Unfortunately, the parts of the boiler most under pressure, including the lower furnace zone refractory interface and the boiler corners, have eroded leading to tube metal thinning. The plant was originally using carbon steel weld build up on the tubes at the refractory interface as an annual maintenance practice but this led to hard surfacing creating irregular bumpy patterns that set up little locations for eddy currents within the boilers leading to gouging and rapid metal loss.

The solution

Each boiler is on a two-year maintenance cycle and critical and maintenance and repair specialists IGS first began adding HVTS alloy cladding to the units in 2003. Over the past few years IGS has raised the HVTS protection at the refractory interface on the east and west walls along with applying the cladding around the cyclone inlet.

This protection has helped reduce the need for constant mechanical work since the hardness of HVTS exceeds the hardness of the bed ash. As a result, the plant has been able to move to two-year outage cycles for the boilers, taking one down every other year.

Paul Strauss, a boiler maintenance expert at IGS said: “The plant is satisfied with our work since we get the job done on time, within budget and to a high standard.
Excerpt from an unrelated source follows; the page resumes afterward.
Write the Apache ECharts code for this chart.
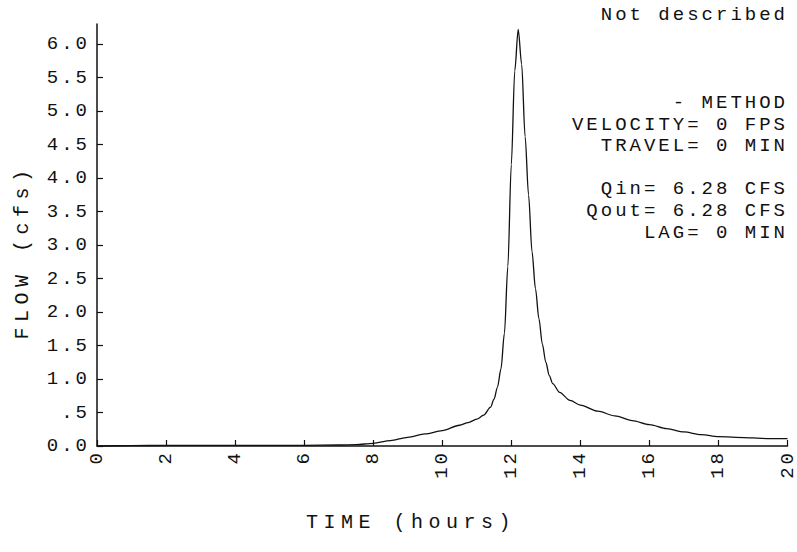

That we are able to match the cladding thickness with erosion rates has been key to our success. as we are able to make the cladding as thick as 50 mils in the worst areas of the boilers.”

Welding to HVTS

An extensive mechanical repair process during each outage was moved to a less labour-intensive thermal spray application.

Welding and pressure part replacement required heavy transportation to the site, extensive turn around and as many as five men per shift, as well as unpredictable wear rates compared with the HVTS system which is not heavy to transport, has a shorter turnaround time, does not require extensive manpower and has projected wear rates and predictable maintenance.


IGS delivered an engineering package as part of the project – this included the project plan, a method statement, an inspection test plan, a project safety analysis, a risk mitigation plan and the job specific safety data sheets.